A Seattle-area class-action lawsuit alleges that iPad maker Apple colluded with six of the biggest book publishers to artificially raise the price of ebooks and harm consumers. Previous to Apple's 2010 entry into the ebook market with its iBooks service, the typical selling price of new ebooks in a market still dominated by the Amazon Kindle was $9.99. But today, thanks to an Apple-backed price hike, the suit says, the average price of new eBooks has risen dramatically.
"Apple facilitated changing the ebook pricing model and conspired with the Publisher Defendants to do so," the suit alleges. "As a direct result of this anticompetitive conduct as intended by the conspiracy, the price of ebooks has soared. The price of new bestselling ebooks increased to an average of $12 - $15, an increase of 33 to 50 percent."

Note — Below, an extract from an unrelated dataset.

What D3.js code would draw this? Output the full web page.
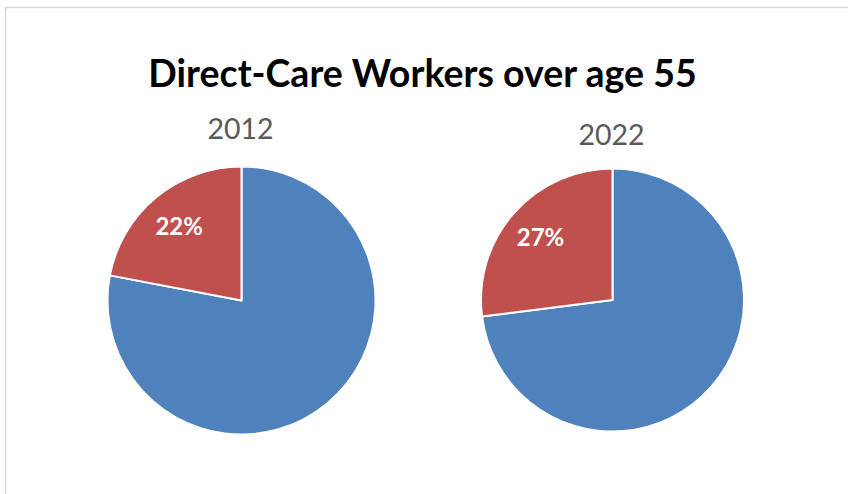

This price hike flies in the face of economic norms. With more companies offering ebooks across more platforms and increasing competition, the average price of ebooks should have fallen, not risen, over the past two years. Since Amazon formalized the ebook market with its wide-reaching Kindle platform, Barnes & Noble has seen great success with its similar Nook platform, leading Apple to jump in and enter yet another content market.

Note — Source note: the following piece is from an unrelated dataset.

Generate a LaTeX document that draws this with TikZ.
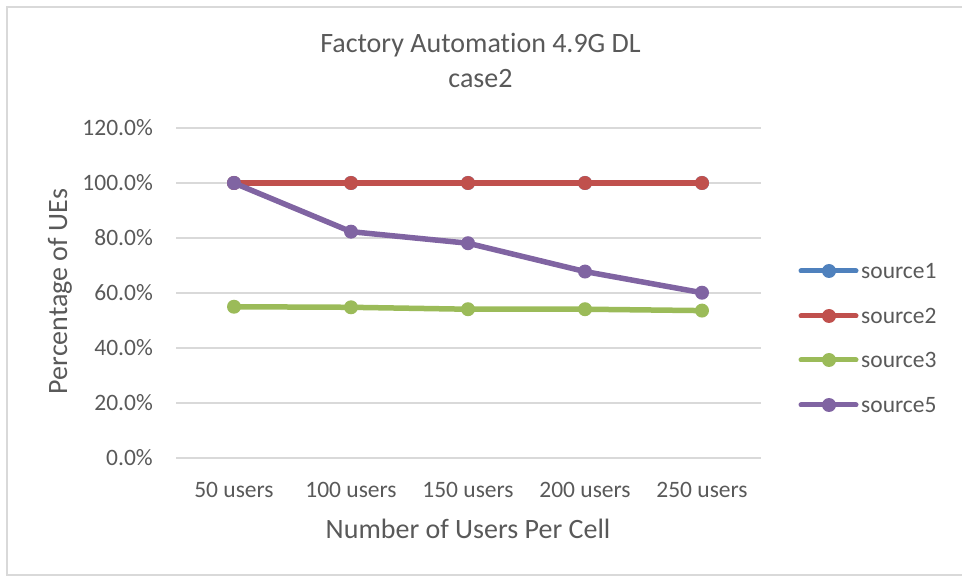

(Apple CEO Steve Jobs infamously dissed ebooks two years before releasing iBooks, claiming, "The fact is that people don't read anymore. The whole conception is flawed at the top.")

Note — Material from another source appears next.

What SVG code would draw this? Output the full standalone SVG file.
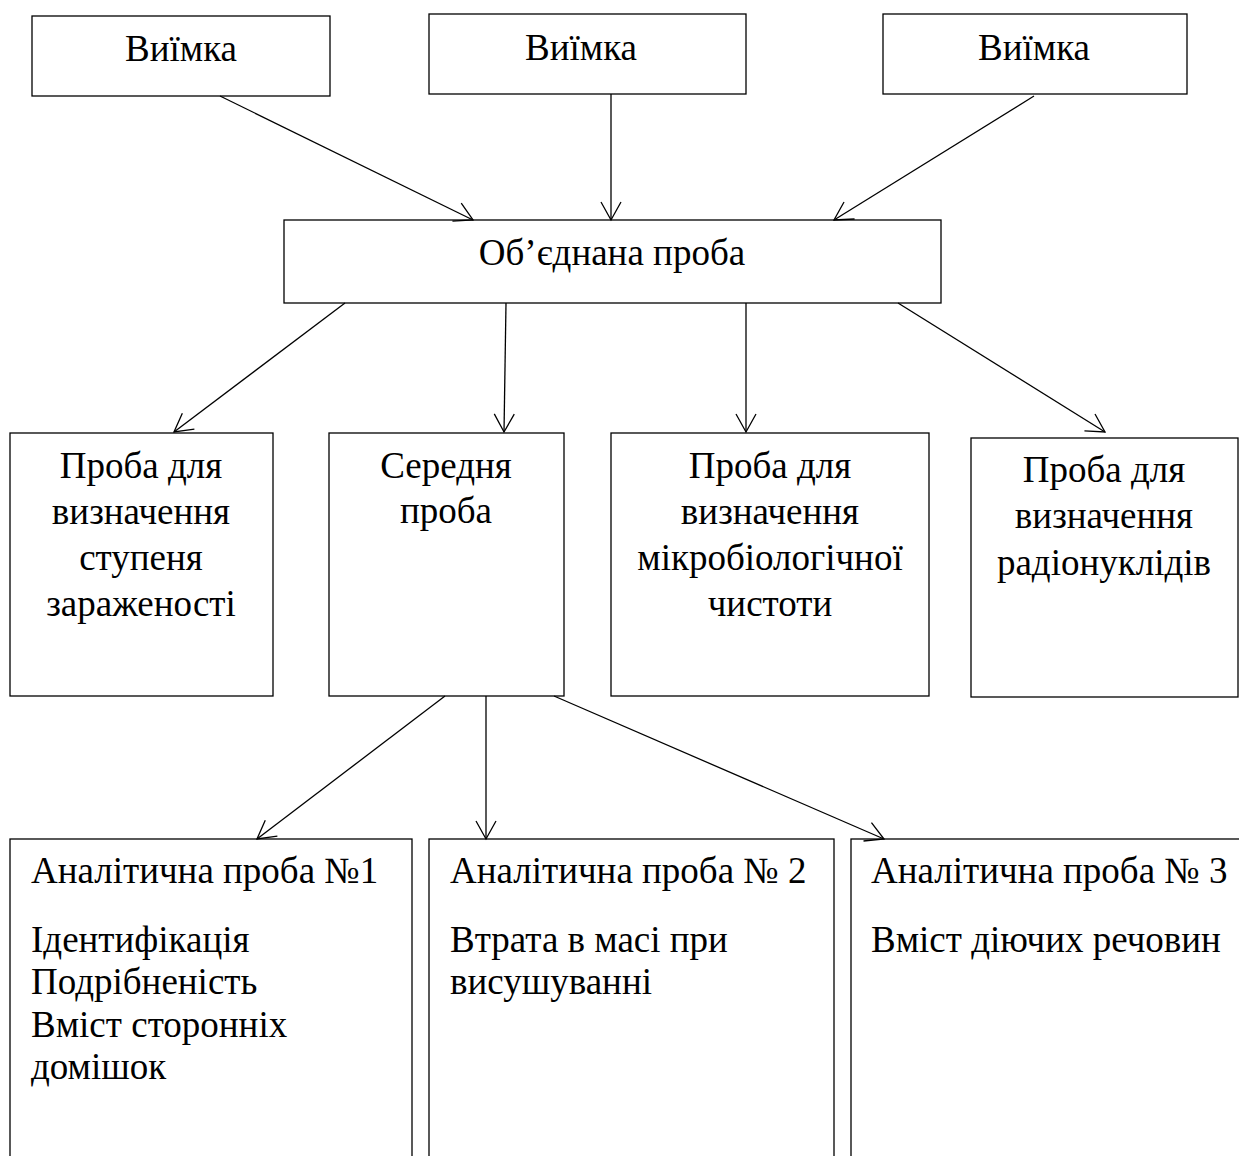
<svg xmlns="http://www.w3.org/2000/svg" width="1239" height="1156" viewBox="0 0 1239 1156">
<style>
.box{fill:#fff;stroke:#000;stroke-width:1.3}
.t{font-family:"Liberation Serif","Times New Roman",serif;font-size:37px;fill:#000}
.c{text-anchor:middle}
.conn line{stroke:#000;stroke-width:1.3;marker-end:url(#ah)}
</style>
<defs>
<marker id="ah" markerUnits="userSpaceOnUse" markerWidth="24" markerHeight="24" viewBox="-20 -12 22 24" refX="0" refY="0" orient="auto">
<path d="M-18,-10 L0,0 L-18,10" fill="none" stroke="#000" stroke-width="1.3"/>
</marker>
</defs>
<rect width="1239" height="1156" fill="#fff"/>
<g id="n-viimka1"><rect class="box" x="32" y="16" width="298" height="80"/><text class="t c" x="181" y="61">Виїмка</text></g>
<g id="n-viimka2"><rect class="box" x="429" y="14" width="317" height="80"/><text class="t c" x="581" y="60">Виїмка</text></g>
<g id="n-viimka3"><rect class="box" x="883" y="14" width="304" height="80"/><text class="t c" x="1034" y="60">Виїмка</text></g>
<g id="n-obiednana"><rect class="box" x="284" y="220" width="657" height="83"/><text class="t c" x="612" y="265">Об’єднана проба</text></g>
<g id="n-zarazh"><rect class="box" x="10" y="433" width="263" height="263"/>
<text class="t c" x="141" y="478">Проба для</text><text class="t c" x="141" y="524">визначення</text><text class="t c" x="141" y="570">ступеня</text><text class="t c" x="141" y="616">зараженості</text></g>
<g id="n-serednia"><rect class="box" x="329" y="433" width="235" height="263"/>
<text class="t c" x="446" y="478">Середня</text><text class="t c" x="446" y="523">проба</text></g>
<g id="n-mikrob"><rect class="box" x="611" y="433" width="318" height="263"/>
<text class="t c" x="770" y="478">Проба для</text><text class="t c" x="770" y="524">визначення</text><text class="t c" x="770" y="570">мікробіологічної</text><text class="t c" x="770" y="616">чистоти</text></g>
<g id="n-radio"><rect class="box" x="971" y="438" width="267" height="259"/>
<text class="t c" x="1104" y="482">Проба для</text><text class="t c" x="1104" y="528">визначення</text><text class="t c" x="1104" y="575">радіонуклідів</text></g>
<g id="n-an1"><rect class="box" x="10" y="839" width="402" height="340"/>
<text class="t" x="31" y="883">Аналітична проба №1</text>
<text class="t" x="31" y="952">Ідентифікація</text><text class="t" x="31" y="994">Подрібненість</text><text class="t" x="31" y="1037">Вміст сторонніх</text><text class="t" x="31" y="1079">домішок</text></g>
<g id="n-an2"><rect class="box" x="429" y="839" width="405" height="340"/>
<text class="t" x="450" y="883">Аналітична проба № 2</text>
<text class="t" x="450" y="952">Втрата в масі при</text><text class="t" x="450" y="994">висушуванні</text></g>
<g id="n-an3"><rect class="box" x="851" y="839" width="420" height="340"/>
<text class="t" x="871" y="883">Аналітична проба № 3</text>
<text class="t" x="871" y="952">Вміст діючих речовин</text></g>
<g id="connectors" class="conn">
<line x1="220" y1="96" x2="473" y2="220"/>
<line x1="611" y1="94" x2="611" y2="220"/>
<line x1="1034" y1="96" x2="834" y2="220"/>
<line x1="345" y1="303" x2="174" y2="432"/>
<line x1="506" y1="303" x2="504" y2="432"/>
<line x1="746" y1="303" x2="746" y2="432"/>
<line x1="898" y1="303" x2="1105" y2="432"/>
<line x1="445" y1="696" x2="257" y2="839"/>
<line x1="486" y1="696" x2="486" y2="839"/>
<line x1="554" y1="696" x2="884" y2="839"/>
</g>
</svg>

Before Apple allegedly colluded with publishers to raise prices—and those prices absolutely did go up across all ebook services when iBooks was first released in January 2010—Amazon was working to lower the price of content that could be distributed so much more cheaply electronically than with traditional, paper-based books.
The suit claims that Kindle had "the potential to massively reduce the distribution costs historically associated with brick-and-mortar publishing," but that "publishers were particularly concerned that Amazon's pro-consumer pricing of ebooks would negatively impact their moribund sales model, and in particular the sale of higher-priced physical copies of books."
Total revenue from ebooks have risen 1,274 percent since 2008, when Steve Jobs made his ill-informed quip about reading habits. Today, ebooks account for 6.4 percent of all books sold, up from just 0.6 percent in 2008. However, some book genres perform even better in ebook form: 14 percent of adult fiction is now sold in ebook form.